Tocar el mar implica tomar desvíos que bajan vertiginosamente. Carreteras que se enroscan sobre sí mismas. Muchas veces hay que prescindir del coche y hacerlo a pie. Te golpea el aire fresco del océano. En cada paseo se ahonda en la melancolía que produce ver el final.

La espuma del mar resalta el contorno del archipiélago. Hay marineros silenciosos, con ropa raída. Te miran de soslayo desde sus casitas. Una olla puesta a la lumbre con un guiso de pescado magnífico.

Me gustan los faros y voy en busca de ellos. Extrañamente hay pocos. No encuentro ninguno que me parezca lo suficientemente vetusto.

En cambio las piscinas que el mar rellena de algas con sus embates me resultan un lugar acogedor. Paso ratos de una extraña calma. Vencido, rendido. Una vez que desaparece la incertidumbre puedo pasar horas tumbado, tratando de sacar un patrón a la cadencia de las olas que estallan contra las escolleras.

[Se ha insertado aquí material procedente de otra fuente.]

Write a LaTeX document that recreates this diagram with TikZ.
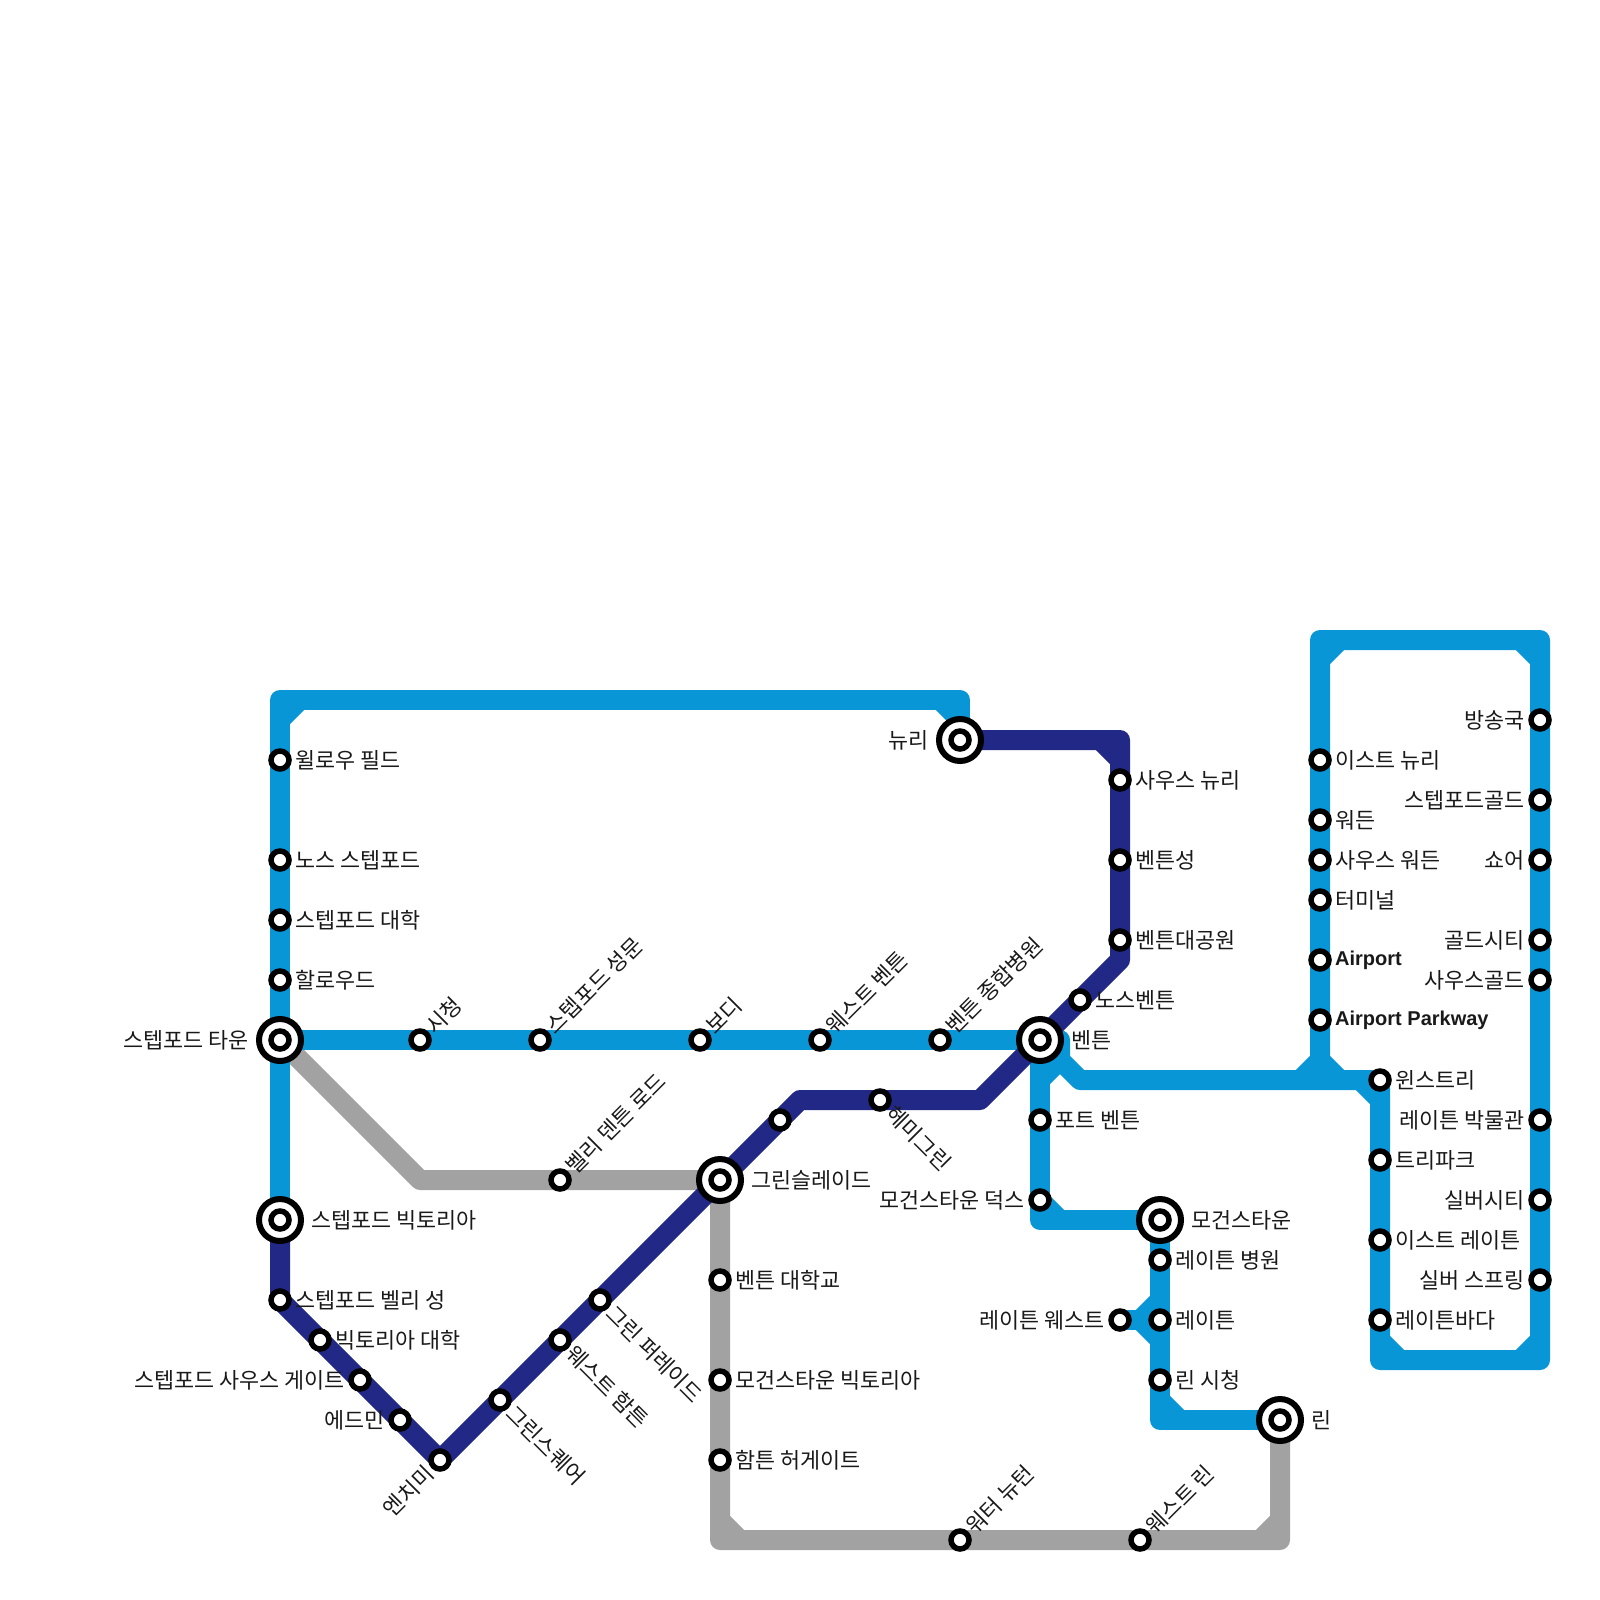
\documentclass[tikz,border=0pt]{standalone}
\usepackage{fontspec}
\setmainfont{Noto Sans CJK KR}
\newfontfamily\latinfont{Liberation Sans}
\definecolor{lineblue}{HTML}{0896D7}
\definecolor{linenavy}{HTML}{212885}
\definecolor{linegray}{HTML}{A2A2A2}
\pgfdeclarelayer{lines}
\pgfsetlayers{lines,main}
\tikzset{
  x=1pt,y=-1pt,
  metro/.style={line width=20pt,line join=round,line cap=butt},
  blueline/.style={metro,draw=lineblue},
  navyline/.style={metro,draw=linenavy},
  grayline/.style={metro,draw=linegray},
  stn/.style={circle,draw=black,fill=white,line width=5.5pt,minimum size=18pt,inner sep=0pt},
  xfer/.style={circle,draw=black,fill=white,line width=6pt,minimum size=42pt,inner sep=0pt},
  lab/.style={inner sep=0pt,text=black!90,font=\fontsize{21.8}{24}\selectfont,text height=16pt,text depth=0pt},
  labE/.style={lab,anchor=west},
  labW/.style={lab,anchor=east},
  labUR/.style={lab,anchor=west,rotate=45},
  labDR/.style={lab,anchor=west,rotate=-45},
  labDL/.style={lab,anchor=east,rotate=45},
}
\newcommand\Stn[7]{\node[stn] (#1) at (#2,#3) {}; \node[#6] (#1t) at (#2+#4,#3+#5) {#7};}
\newcommand\SE[4]{\Stn{#1}{#2}{#3}{15}{0}{labE}{#4}}
\newcommand\SW[4]{\Stn{#1}{#2}{#3}{-15}{0}{labW}{#4}}
\newcommand\SUR[4]{\Stn{#1}{#2}{#3}{10}{-10}{labUR}{#4}}
\newcommand\SDR[4]{\Stn{#1}{#2}{#3}{10}{10}{labDR}{#4}}
\newcommand\SDL[4]{\Stn{#1}{#2}{#3}{-10}{10}{labDL}{#4}}
\newcommand\XE[4]{\node[xfer] (#1o) at (#2,#3) {}; \Stn{#1}{#2}{#3}{31}{0}{labE}{#4}}
\newcommand\XW[4]{\node[xfer] (#1o) at (#2,#3) {}; \Stn{#1}{#2}{#3}{-31}{0}{labW}{#4}}
\newcommand\Lat[1]{\raisebox{3pt}{\fontsize{20}{24}\selectfont\latinfont\bfseries #1}}
\begin{document}
\begin{tikzpicture}
\useasboundingbox (0,0) rectangle (1600,1600);
% stations, left blue line
\SE{willow}{280}{760}{윌로우 필드}
\SE{nstep}{280}{860}{노스 스텝포드}
\SE{stepuni}{280}{920}{스텝포드 대학}
\SE{hallow}{280}{980}{할로우드}
\XW{steptown}{280}{1040}{스텝포드 타운}
\XE{stepvic}{280}{1220}{스텝포드 빅토리아}
\SE{stepvalley}{280}{1300}{스텝포드 벨리 성}
\SE{vicuni}{320}{1340}{빅토리아 대학}
\SW{stepsouth}{360}{1380}{스텝포드 사우스 게이트}
\SW{edmin}{400}{1420}{에드민}
\SDL{enchimi}{440}{1460}{엔치미}
\SDR{gsquare}{500}{1400}{그린스퀘어}
\SDR{whamp}{560}{1340}{웨스트 함튼}
\SDR{gparade}{600}{1300}{그린 퍼레이드}
\XE{gslade}{720}{1180}{그린슬레이드}
\node[stn] (unnamed) at (780,1120) {};
\SDR{hemi}{880}{1100}{헤미그린}
% centre line
\SUR{cityhall}{420}{1040}{시청}
\SUR{stepgate}{540}{1040}{스텝포드 성문}
\SUR{bodi}{700}{1040}{보디}
\SUR{wbenton}{820}{1040}{웨스트 벤튼}
\SUR{bhosp}{940}{1040}{벤튼 종합병원}
\SUR{vdenton}{560}{1180}{벨리 덴튼 로드}
\XE{benton}{1040}{1040}{벤튼}
\XW{newry}{960}{740}{뉴리}
\SE{snewry}{1120}{780}{사우스 뉴리}
\SE{bcastle}{1120}{860}{벤튼성}
\SE{bpark}{1120}{940}{벤튼대공원}
\SE{nbenton}{1080}{1000}{노스벤튼}
% south branches
\SE{fort}{1040}{1120}{포트 벤튼}
\SW{docks}{1040}{1200}{모건스타운 덕스}
\XE{morgan}{1160}{1220}{모건스타운}
\SE{lhosp}{1160}{1260}{레이튼 병원}
\SE{leighton}{1160}{1320}{레이튼}
\SW{lwest}{1120}{1320}{레이튼 웨스트}
\SE{lcity}{1160}{1380}{린 시청}
\XE{lynn}{1280}{1420}{린}
\SE{bentonuni}{720}{1280}{벤튼 대학교}
\SE{morganvic}{720}{1380}{모건스타운 빅토리아}
\SE{hampton}{720}{1460}{함튼 허게이트}
\SUR{waternewton}{960}{1540}{워터 뉴턴}
\SUR{wlynn}{1140}{1540}{웨스트 린}
% east loop
\SE{enewry}{1320}{760}{이스트 뉴리}
\SE{warden}{1320}{820}{워든}
\SE{swarden}{1320}{860}{사우스 워든}
\SE{terminal}{1320}{900}{터미널}
\SE{airport}{1320}{960}{\Lat{Airport}}
\SE{airparkway}{1320}{1020}{\Lat{Airport Parkway}}
\SE{winstree}{1380}{1080}{윈스트리}
\SE{treepark}{1380}{1160}{트리파크}
\SE{eleighton}{1380}{1240}{이스트 레이튼}
\SE{lbay}{1380}{1320}{레이튼바다}
\SW{radio}{1540}{720}{방송국}
\SW{stepgold}{1540}{800}{스텝포드골드}
\SW{shore}{1540}{860}{쇼어}
\SW{goldcity}{1540}{940}{골드시티}
\SW{sgold}{1540}{980}{사우스골드}
\SW{lmuseum}{1540}{1120}{레이튼 박물관}
\SW{silvercity}{1540}{1200}{실버시티}
\SW{silverspring}{1540}{1280}{실버 스프링}
\begin{pgfonlayer}{lines}
% gray line
\draw[grayline] (steptown.center) -- (420,1180) -- (vdenton.center) -- (gslade.center) -- (bentonuni.center) -- (morganvic.center) -- (hampton.center) -- (720,1540) -- (waternewton.center) -- (wlynn.center) -- (1280,1540) -- (lynn.center);
\draw[grayline] (720,1520) -- (740,1540);
\draw[grayline] (1260,1540) -- (1280,1520);
% blue lines
\draw[blueline] (stepvic.center) -- (steptown.center) -- (hallow.center) -- (stepuni.center) -- (nstep.center) -- (willow.center) -- (280,700) -- (960,700) -- (newry.center);
\draw[blueline] (280,720) -- (300,700);
\draw[blueline] (940,700) -- (960,720);
\draw[blueline] (steptown.center) -- (cityhall.center) -- (stepgate.center) -- (bodi.center) -- (wbenton.center) -- (bhosp.center) -- (benton.center);
\draw[blueline] (benton.center) -- (fort.center) -- (docks.center) -- (1040,1220) -- (morgan.center) -- (lhosp.center) -- (leighton.center) -- (lcity.center) -- (1160,1420) -- (lynn.center);
\draw[blueline] (1040,1200) -- (1060,1220);
\draw[blueline] (1160,1400) -- (1180,1420);
\draw[blueline] (lwest.center) -- (leighton.center);
\draw[blueline] (1140,1320) -- (1160,1300);
\draw[blueline] (1140,1320) -- (1160,1340);
\draw[blueline] (benton.center) -- (1060,1040) -- (1060,1060) -- (1080,1080) -- (winstree.center) -- (treepark.center) -- (eleighton.center) -- (lbay.center) -- (1380,1360) -- (1540,1360) -- (silverspring.center) -- (silvercity.center) -- (lmuseum.center) -- (sgold.center) -- (goldcity.center) -- (shore.center) -- (stepgold.center) -- (radio.center) -- (1540,640) -- (1320,640) -- (enewry.center) -- (warden.center) -- (swarden.center) -- (terminal.center) -- (airport.center) -- (airparkway.center) -- (1320,1080);
\draw[blueline] (1040,1080) -- (1060,1060);
\draw[blueline] (1300,1080) -- (1320,1060) -- (1340,1080);
\draw[blueline] (1360,1080) -- (1380,1100);
\draw[blueline] (1380,1340) -- (1400,1360);
\draw[blueline] (1520,1360) -- (1540,1340);
\draw[blueline] (1520,640) -- (1540,660);
\draw[blueline] (1320,660) -- (1340,640);
% navy line
\draw[navyline] (newry.center) -- (1120,740) -- (snewry.center) -- (bcastle.center) -- (bpark.center) -- (1120,960) -- (nbenton.center) -- (benton.center) -- (980,1100) -- (hemi.center) -- (800,1100) -- (unnamed.center) -- (gslade.center) -- (gparade.center) -- (whamp.center) -- (gsquare.center) -- (enchimi.center) -- (edmin.center) -- (stepsouth.center) -- (vicuni.center) -- (stepvalley.center) -- (stepvic.center);
\draw[navyline] (1100,740) -- (1120,760);
\end{pgfonlayer}
\end{tikzpicture}
\end{document}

Una mente analítica, entrenada para resolver logaritmos y descifrar el sentido de un sistema de ecuaciones diferenciales no puede relajarse fácilmente.

Blog_294En Nordeste hay una pensión desangelada que la dueña mantiene con una aparente limpieza. Los muebles oscuros me espantan a la cocina. Allí desayuno unas tajas de queso y bebo café. Miro como la lluvia cala los bañadores tendidos en el jardín, sobre un huerto de lechugas. Azores es una mezcla de Cantábrico y Canarias.

Hay un bar que promete. Luego es un espanto. Una pantalla plana ofrece fútbol sin tregua. Hay café y cerveza. Trato de escribir pero no me da el ingenio. Planificamos con desgana alguna excursión. Volvemos a topar con desacuerdos sobre horarios y preferencias. Hay silencios incómodos. Hay un espacio infinito.

No nos atrae la idea de seguir en la pensión. Volvemos a las piscinas. A los paseos solitarios. A las reflexiones silenciosas.

En un merendero comemos los restos que van quedando. Es un almuerzo ecléctico, poco apto para estómagos sensibles. Nocilla con chorizo, por ejemplo. Uno se alimenta por instinto de supervivencia. La lluvia va y viene. El mar sigue a lo suyo, golpeando las rocas sin tregua. Puede que allí al fondo sople un cachalote. Vaya usted a saber.

Punta Delgada en realidad no queda tan lejos. En una hora se llega. La isla es fácilmente abarcable. Y sin embargo tengo la sensación de estar anclado. No tengo fuerza. Me quedaría en el faro, ese que no me gustó mucho. Me gustaría ver el invierno desde el faro. Ser testigo de la cara menos amable de Azores.

En el verano uno se lleva impresiones imprecisas. Sesgadas. Es en el otoño donde se verá el peso de las decisiones.